CARLSBAD — The election is not quite over.
There are 396,000 ballots still outstanding and in Carlsbad, the race for the second seat on the City Council remains up in the air.
As of Wednesday, challenger Cori Schumacher led incumbent Lorraine Wood by 70 votes. Schumacher (no relation to current council member Michael Schumacher), leads 13,830 to 13,760.
Incumbent Keith Blackburn was re-elected, gathering 24.05 percent of the vote, which is nearly four points higher than Schumacher and Wood.
While there are a number of ballots left to be counted, it appears a fraction of those will affect the Carlsbad race.
The San Diego County Registrar of Voters (ROV) has 30 days to certify the results after the election.
Michael Vu of the San Diego County ROV said he expects the 281,000 outstanding mail-in ballots to be entered into the count by next week. As for the provisional ballots, which total 115,000, it will take more time.
He said there are numerous obstacles with provisional ballots, which are used when a voter does not vote in their precinct.
“By Tuesday of next week, we should have most of the vote by mail ballots in to the count,” Vu explained. “Provisional ballots always take a lot longer.”
As for the provisional ballots, he said in some cases a voter was not found on the listing. Therefore, the county must verify if the individual is registered, their name, address and review the ballot to make sure a voter did not vote for items that were not allowed.
For example, if a voter in Carlsbad votes in Encinitas, he or she cannot vote for Encinitas city positions and measures.
There are three million registered voters in the county.

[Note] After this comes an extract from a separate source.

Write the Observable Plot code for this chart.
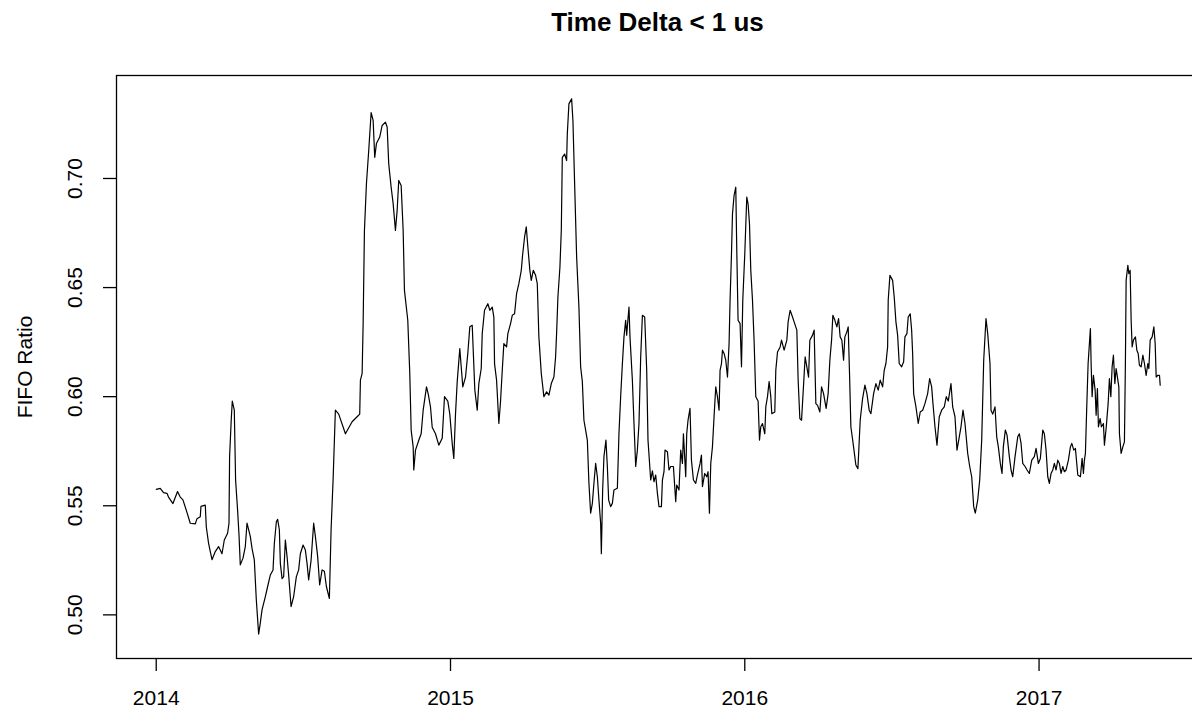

“The easiest example is a college student who has never registered in San Diego County, but wants to vote,” Vu said. “We are trying to hunt to determine if they are registered to vote.”
Vu said the ROV then must redact those contests from the individual’s ballot before it is counted.
Yet another issue is those who received a vote by mail ballot, but showed up at a polling location. If they can’t “surrender” their mail ballot, they vote provisionally, which then the ROV reviews to determine if both ballots were submitted.
If so, the provisional ballot is removed and the mail ballot is counted.
“We then have to process all the mail ballots … so we have an accounting of everyone who has returned their mail ballot to determine whether or not we can count that provisional ballot that was cast by a person who also received a mail ballot,” Vu explained.
There are several close races in North County in addition to the Carlsbad City Council. Vu noted the 49th Congressional race between incumbent Republican Darrell Issa and Democrat challenger Doug Applegate.
Vu said those ballots, which the outstanding number is unknown, will play into the Carlsbad race.
As for a recount, there is no state law that would automatically trigger one, he added. Any voter can request a recount, but the cost can be substantial, although Vu said a down payment must be secured before a recount begins.
He did not have a total cost for a recount.
Vu said he has never been requested to do a full recount, as those who do ask for one, request specific precincts.
According to a 2015 story in the Los Angeles Times, Gov. Jerry Brown signed a law where the state would cover the cost for recounts, although the law does not take effect until 2018. The governor would also have to call for the recount, according to the report.
Back in Carlsbad, Measure O safely passed gathering a whopping 71.74 percent of the vote. The measure will allow the City Council to rebuild Fire Station No. 2 with funds already allocated for the project.
Cost estimates range between $7 million and $10.5 million for the dilapidated station. The station is located at the intersection of El Camino Real and Arenal Road.